══ DATA SHOWN
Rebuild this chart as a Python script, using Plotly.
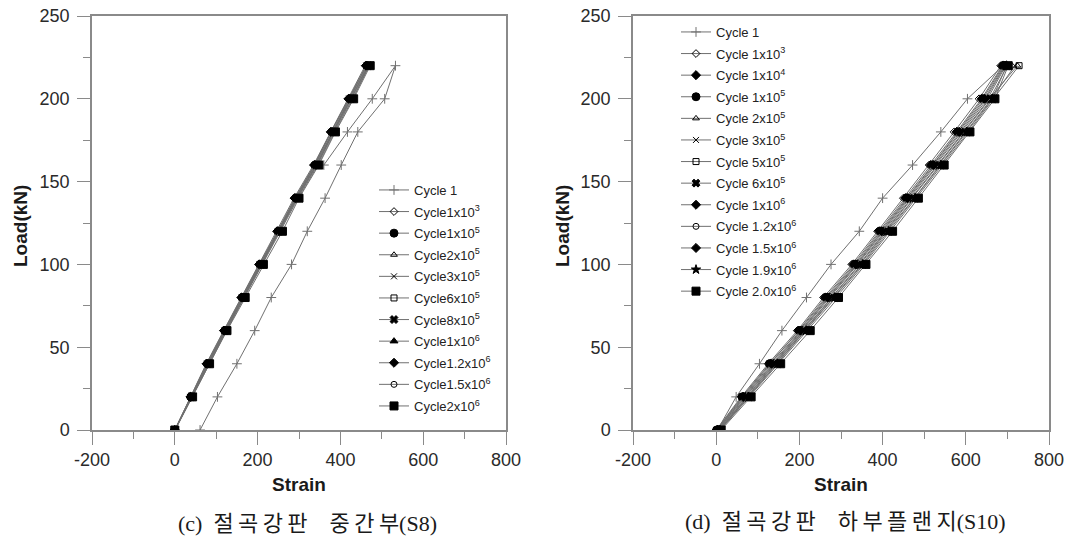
import plotly.graph_objects as go

# ---------------- data ----------------
loads = [0, 20, 40, 60, 80, 100, 120, 140, 160, 180, 200, 220]

# (c) S8 panel
c_cycle1_load = [160, 180, 200, 220, 200, 180, 160, 140, 120, 100, 80, 60, 40, 20, 0]
c_cycle1_strain = [360, 417, 477, 533, 507, 442, 402, 363, 320, 282, 233, 193, 150, 103, 61]
c_names = ["Cycle1x10<sup>3</sup>", "Cycle1x10<sup>5</sup>", "Cycle2x10<sup>5</sup>",
           "Cycle3x10<sup>5</sup>", "Cycle6x10<sup>5</sup>", "Cycle8x10<sup>5</sup>",
           "Cycle1x10<sup>6</sup>", "Cycle1.2x10<sup>6</sup>", "Cycle1.5x10<sup>6</sup>",
           "Cycle2x10<sup>6</sup>"]
c_strains = [
    [0, 37, 76, 118, 160, 203, 246, 288, 335, 376, 418, 460],
    [0, 39, 79, 121, 163, 206, 250, 292, 339, 380, 423, 464],
    [0, 40, 80, 122, 165, 208, 252, 294, 342, 382, 425, 467],
    [0, 38, 78, 120, 162, 205, 249, 291, 338, 378, 421, 463],
    [1, 42, 83, 125, 168, 212, 256, 298, 346, 386, 430, 470],
    [0, 40, 81, 123, 166, 209, 253, 295, 343, 383, 426, 468],
    [0, 39, 80, 122, 164, 207, 251, 293, 341, 381, 424, 466],
    [0, 38, 77, 119, 161, 204, 248, 290, 337, 377, 420, 462],
    [0, 41, 82, 124, 167, 210, 254, 296, 344, 384, 428, 469],
    [0, 43, 84, 126, 170, 214, 260, 300, 348, 388, 432, 472],
]
c_symbols = ["diamond-open", "circle", "triangle-up-open", "x-thin-open", "square-open",
             "x", "triangle-up", "diamond", "circle-open", "square"]

# (d) S10 panel
d_cycle1_strain = [3, 48, 104, 158, 217, 276, 344, 400, 472, 540, 604, 690]
d_names = ["Cycle 1x10<sup>3</sup>", "Cycle 1x10<sup>4</sup>", "Cycle 1x10<sup>5</sup>",
           "Cycle 2x10<sup>5</sup>", "Cycle 3x10<sup>5</sup>", "Cycle 5x10<sup>5</sup>",
           "Cycle 6x10<sup>5</sup>", "Cycle 1x10<sup>6</sup>", "Cycle 1.2x10<sup>6</sup>",
           "Cycle 1.5x10<sup>6</sup>", "Cycle 1.9x10<sup>6</sup>", "Cycle 2.0x10<sup>6</sup>"]
d_strains = [
    [0, 60, 125, 195, 258, 326, 388, 450, 512, 572, 632, 684],
    [2, 64, 130, 198, 262, 330, 392, 455, 516, 578, 638, 688],
    [1, 62, 128, 200, 265, 333, 395, 458, 520, 581, 641, 690],
    [6, 72, 140, 210, 276, 344, 406, 470, 532, 594, 656, 724],
    [8, 76, 145, 214, 282, 350, 410, 476, 538, 600, 662, 718],
    [10, 80, 150, 220, 288, 355, 418, 482, 544, 606, 666, 728],
    [4, 68, 136, 205, 270, 338, 400, 463, 525, 587, 648, 694],
    [5, 70, 138, 207, 273, 340, 403, 466, 528, 590, 652, 696],
    [7, 74, 142, 211, 278, 346, 408, 472, 534, 596, 658, 700],
    [3, 66, 133, 203, 268, 336, 398, 460, 522, 584, 645, 692],
    [9, 78, 147, 216, 284, 352, 414, 478, 540, 602, 664, 698],
    [12, 84, 155, 226, 294, 360, 424, 486, 548, 610, 670, 702],
]
d_symbols = ["diamond-open", "diamond", "circle", "triangle-up-open", "x-thin-open",
             "square-open", "x", "diamond", "circle-open", "diamond", "star", "square"]

x_ticks = [-200, 0, 200, 400, 600, 800]
x_tick_text = ["-200", "0", "200", "400", "600", "800"]
y_ticks = [0, 50, 100, 150, 200, 250]
y_tick_text = ["0", "50", "100", "150", "200", "250"]

caption_c = "(c)  절\u2009곡\u2009강\u2009판\u2003중\u2009간\u2009부(S8)"
caption_d = "(d)  절\u2009곡\u2009강\u2009판\u2003하\u2009부\u2009플\u2009랜\u2009지(S10)"

# ---------------- styling ----------------
W, H = 1070, 540
LINE = "#707070"
AX = "#8a8a8a"
FONT = "Liberation Sans, Arial, sans-serif"


def sym_style(sym):
    size = 7
    color = "black"
    if sym in ("diamond-open", "x-thin-open", "triangle-up-open", "square-open", "circle-open"):
        size = 6
    if sym in ("circle", "square"):
        size = 8
    return dict(symbol=sym, size=size, color=color, line=dict(color=color, width=1))


fig = go.Figure()

# panel (c)
fig.add_trace(go.Scatter(x=c_cycle1_strain, y=c_cycle1_load, mode="lines+markers",
                         name="Cycle 1", xaxis="x", yaxis="y", legend="legend",
                         legendgroup="c0",
                         line=dict(color=LINE, width=1),
                         marker=dict(symbol="cross-thin-open", size=7,
                                     line=dict(color="#555", width=1))))
for i, (nm, st, sy) in enumerate(zip(c_names, c_strains, c_symbols)):
    fig.add_trace(go.Scatter(x=st, y=loads, mode="lines+markers", name=nm,
                             xaxis="x", yaxis="y", legend="legend", legendgroup=f"c{i+1}",
                             line=dict(color=LINE, width=1), marker=sym_style(sy)))

# panel (d)
fig.add_trace(go.Scatter(x=d_cycle1_strain, y=loads, mode="lines+markers",
                         name="Cycle 1", xaxis="x2", yaxis="y2", legend="legend2",
                         legendgroup="d0",
                         line=dict(color=LINE, width=1),
                         marker=dict(symbol="cross-thin-open", size=7,
                                     line=dict(color="#555", width=1))))
for i, (nm, st, sy) in enumerate(zip(d_names, d_strains, d_symbols)):
    fig.add_trace(go.Scatter(x=st, y=loads, mode="lines+markers", name=nm,
                             xaxis="x2", yaxis="y2", legend="legend2", legendgroup=f"d{i+1}",
                             line=dict(color=LINE, width=1), marker=sym_style(sy)))


def px(x):
    return x / W


def py(y):
    return 1 - y / H


xdom1 = [px(92), px(506)]
xdom2 = [px(633), px(1049)]
ydom = [py(430), py(16)]

common_x = dict(range=[-200, 800], tickvals=x_ticks, ticktext=x_tick_text, ticks="outside",
                ticklen=13, tickcolor=AX, tickwidth=1.2, showline=True, linecolor=AX,
                linewidth=1.5, mirror=True, showgrid=False, zeroline=False, automargin=False,
                tickfont=dict(size=18, color="#2a2a2a", family=FONT),
                ticklabelstandoff=0, ticklabeloverflow="allow",
                minor=dict(dtick=100, tick0=0, ticks="outside", ticklen=7,
                           tickcolor=AX, tickwidth=1.2, showgrid=False))
common_y = dict(range=[0, 250], tickvals=y_ticks, ticktext=y_tick_text, ticks="outside",
                ticklen=13, tickcolor=AX, tickwidth=1.2, showline=True, linecolor=AX,
                linewidth=1.5, mirror=True, showgrid=False, zeroline=False, automargin=False,
                tickfont=dict(size=18, color="#2a2a2a", family=FONT),
                ticklabelstandoff=4, ticklabeloverflow="allow",
                minor=dict(dtick=25, tick0=0, ticks="outside", ticklen=7,
                           tickcolor=AX, tickwidth=1.2, showgrid=False))

legend_common = dict(font=dict(size=13, family=FONT, color="#222"),
                     bgcolor="rgba(0,0,0,0)", borderwidth=0,
                     xanchor="left", yanchor="top", tracegroupgap=1.7, itemsizing="trace")

fig.update_layout(
    width=W, height=H, margin=dict(l=0, r=0, t=0, b=0, autoexpand=False),
    paper_bgcolor="white", plot_bgcolor="white",
    xaxis=dict(domain=xdom1, anchor="y", **common_x),
    yaxis=dict(domain=ydom, anchor="x", **common_y),
    xaxis2=dict(domain=xdom2, anchor="y2", **common_x),
    yaxis2=dict(domain=ydom, anchor="x2", **common_y),
    legend=dict(x=px(374), y=py(175), **legend_common),
    legend2=dict(x=px(676), y=py(17), **legend_common),
    showlegend=True,
)

ann = []
TF = dict(size=19, family=FONT, color="#1a1a1a")
for cx in (299, 841):
    ann.append(dict(text="<b>Strain</b>", x=px(cx), y=py(484), xref="paper", yref="paper",
                    showarrow=False, font=TF, xanchor="center", yanchor="middle"))
for cx in (20, 562):
    ann.append(dict(text="<b>Load(kN)</b>", x=px(cx), y=py(226), xref="paper", yref="paper",
                    showarrow=False, font=TF, textangle=-90, xanchor="center", yanchor="middle"))
CF = dict(size=22, family="Liberation Serif, Noto Sans CJK KR, serif", color="#1a1a1a")
ann.append(dict(text=caption_c, x=px(307), y=py(523), xref="paper", yref="paper",
                showarrow=False, font=CF, xanchor="center", yanchor="middle"))
ann.append(dict(text=caption_d, x=px(845), y=py(521), xref="paper", yref="paper",
                showarrow=False, font=CF, xanchor="center", yanchor="middle"))
fig.update_layout(annotations=ann)

fig.write_html("out.html", config={"displayModeBar": False},
               post_script="document.body.style.margin='0';document.body.style.overflow='hidden';")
════
--- AIM ---
From the opening line of the listing above through the line bearing "180, 200, 220]", repeat each line exactly. Drop every picture.

--- TASK ANSWER ---
Rebuild this chart as a Python script, using Plotly.
import plotly.graph_objects as go

# ---------------- data ----------------
loads = [0, 20, 40, 60, 80, 100, 120, 140, 160, 180, 200, 220]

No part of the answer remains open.